I haven't used hg enough to have an opinion on it, despite several attempts... Problem is I learn bottom up, and I just haven't been able to "think in mercurial" the way I can "think in git".
I find it interesting that what git calls a commit is actually a revision (or checkpoint, snapshot, point-in-time) and what mercurial calls a revision is actually a commit (or patch, delta, changeset).
I think a lot of people think in terms of patches/changesets and I suspect (still haven't gotten far enough to confirm) hg is a toolbox for managing them in a similar way to how git is a toolbox for manipulating its snapshot based DAG.
I find git conceptually simpler, but honestly git and mercurial are pretty close to each other. I've been giving some thought to Fossil recently and it really seems like the industry missed an opportunity to question some assumptions and biases about what our tools should provide. For instance, neither mercurial or git contain issue/bug trackers, but Fossil does.
> For instance, neither mercurial or git contain issue/bug trackers, but Fossil does.
I’m glad git doesn’t. It’s a separate concern and breaks the “do one thing, do it well” UNIX philiosophy.
People can’t agree on a schema for issues/bug-trackers as it is, and you’ll have the ISO 9001-compliant folks who feel compelled to have 150 different hierarchical fields and 20 different issue classes with the Github issue pragmatists happy with only using non-hierarchical non-namespace tags. You could accommodate them all by using a schemaless or custom schema support, but then you’ll have people fighting over how to implement custom schemas, and then having to get people to work on building that feature.
It would also be inappropriate for security-sensitive issues or other cases where compartmentalising information is necessary. (And encrypting the data doesn’t help once the key gets leaked)
If you really want bug-tracking in-repo, you can still do that with a Text-file tree or Sqlite DB in a separate branch (probably a good idea to have a separate checkout to avoid expensive `git checkouts` when the entire tree changes.
Doesn't have two separate concepts for "branches" and "bookmarks" which is extremely confusing compared to the simple Git DAG.
Not having to add crucial functionality like stashes by editing the config to add a new module.
Better UI. For example to get full hash of the current commit, the recommended way to do it in git is `git rev-parse HEAD`. In hg it's `hg log -l 1 --template '{node}\n' -r .` Yes really.
Git's idea of branches confuses a lot of new users.
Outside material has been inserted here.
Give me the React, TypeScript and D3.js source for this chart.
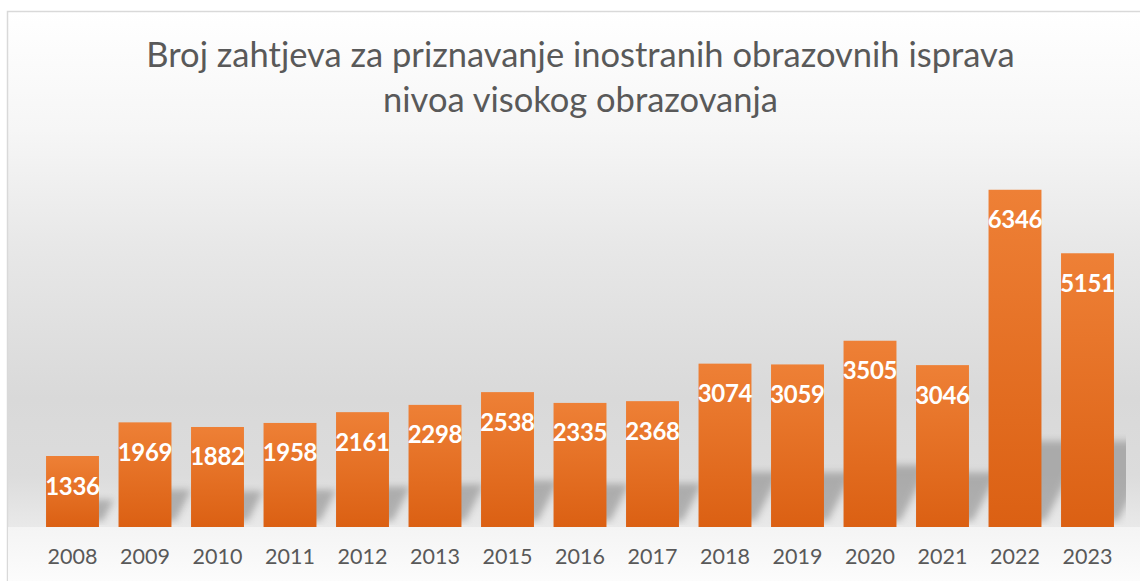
import React from "react";
import * as d3 from "d3";

const years = ["2008","2009","2010","2011","2012","2013","2015","2016","2017","2018","2019","2020","2021","2022","2023"];
const values = [1336,1969,1882,1958,2161,2298,2538,2335,2368,3074,3059,3505,3046,6346,5151];
const titleLines = ["Broj zahtjeva za priznavanje inostranih obrazovnih isprava", "nivoa visokog obrazovanja"];

const W = 1140, H = 581;
const plot = { left: 36.25, right: 1123.75, top: 155, bottom: 527 };

export default function App() {
  const x = d3.scaleBand<string>().domain(years).range([plot.left, plot.right]).paddingInner(0.27).paddingOuter(0.135);
  const y = d3.scaleLinear().domain([0, 7000]).range([plot.bottom, plot.top]);
  const bw = x.bandwidth();
  const font = "Lato, 'Open Sans', sans-serif";

  return (
    <svg width={W} height={H} style={{ position: "absolute", left: 0, top: 0 }} fontFamily={font}>
      <defs>
        <linearGradient id="bg" x1="0" y1="11" x2="0" y2="527" gradientUnits="userSpaceOnUse">
          <stop offset="0" stopColor="#ffffff" />
          <stop offset="0.23" stopColor="#f6f6f6" />
          <stop offset="0.45" stopColor="#e8e8e8" />
          <stop offset="0.75" stopColor="#d9d9d9" />
          <stop offset="0.9" stopColor="#dcdcdc" />
          <stop offset="1" stopColor="#e9e9e9" />
        </linearGradient>
        <linearGradient id="floor" x1="0" y1="0" x2="0" y2="1">
          <stop offset="0" stopColor="#f4f4f4" />
          <stop offset="1" stopColor="#fcfcfc" />
        </linearGradient>
        <linearGradient id="bar" x1="0" y1="0" x2="0" y2="1">
          <stop offset="0" stopColor="#ee8036" />
          <stop offset="1" stopColor="#db6013" />
        </linearGradient>
        <filter id="blur" x="-50%" y="-50%" width="200%" height="200%">
          <feGaussianBlur stdDeviation="3.5" />
        </filter>
        <clipPath id="plotClip">
          <rect x={plot.left} y={plot.top - 40} width={1126 - plot.left} height={plot.bottom - plot.top + 38} />
        </clipPath>
      </defs>

      <rect x={7.5} y={11.5} width={1160} height={600} fill="url(#bg)" stroke="#d9d9d9" strokeWidth={1.5} />
      <rect x={8} y={plot.bottom} width={1160} height={H - plot.bottom} fill="url(#floor)" />

      <g fontSize={34.5} fill="#595959" textAnchor="middle">
        {titleLines.map((t, i) => (
          <text key={i} x={580.5} y={67 + i * 45}>{t}</text>
        ))}
      </g>

      <g clipPath="url(#plotClip)">
        {years.map((yr, i) => {
          const x0 = x(yr)!;
          const h = plot.bottom - y(values[i]);
          const sh = Math.min(h * 0.3, 80);
          const dx = sh * 0.5;
          const b = plot.bottom - 6;
          const pts = [
            [x0 + 4, b],
            [x0 + bw + 4, b],
            [x0 + bw + 4 + dx, b - sh],
            [x0 + 4 + dx, b - sh],
          ];
          return (
            <polygon key={yr} points={pts.map(p => p.join(",")).join(" ")} fill="#7a7a7a" opacity={0.5} filter="url(#blur)" />
          );
        })}
      </g>

      {years.map((yr, i) => (
        <rect key={yr} x={x(yr)} y={y(values[i])} width={bw} height={plot.bottom - y(values[i])} fill="url(#bar)" />
      ))}

      <g fontSize={24} fontWeight="bold" fill="#ffffff" textAnchor="middle" letterSpacing={-0.3}>
        {years.map((yr, i) => (
          <text key={yr} x={x(yr)! + bw / 2} y={y(values[i]) + 38.5}>{values[i]}</text>
        ))}
      </g>

      <g fontSize={21.5} fill="#595959" textAnchor="middle">
        {years.map((yr) => (
          <text key={yr} x={x(yr)! + bw / 2} y={564}>{yr}</text>
        ))}
      </g>
    </svg>
  );
}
Their expect them to work like Mercurial's. Bookmarks were added for Git compatibility.
The Mercurial command to get the short hash of the current commit is "hg id -i". You can get the long hash by adding "—debug". The "hg log" command shows a more general way to do it and could be shorter.
You'd think it would be `hg id`, but it doesn't work without connection to remote repository and is extremely slow with large repositories with uncommited changes, so it's not the correct answer. --debug option also prints info other than hash and can't be customized.
>Mercurial logs are also easy to customize.
I wanted to customize logging string so that it shows (sequential commit id) - (other stuff), but there's no way to make sequential commit id to line up neatly when it goes from 9 to 10, or from 99 to 100. So making a pretty one-line log is impossible. Maybe it was fixed since then, I wouldn't know.
I thought Mercurial operated on higher-level concepts, such as having branches be first-class objects? In fact, my impression was that Mercurial made it particularly difficult to edit history and required plugins to do so.
Mercurial represents history as a DAG. You can implicitly create unnamed branches and explicitly create named branches. Committing to a named branch records the branch name as part of the changeset.
Extensions are just how Mercurial commands are implemented. The extensions for editing history are included and supported. The default configuration is just very conservative.
I would like to know what git does better than mercurial.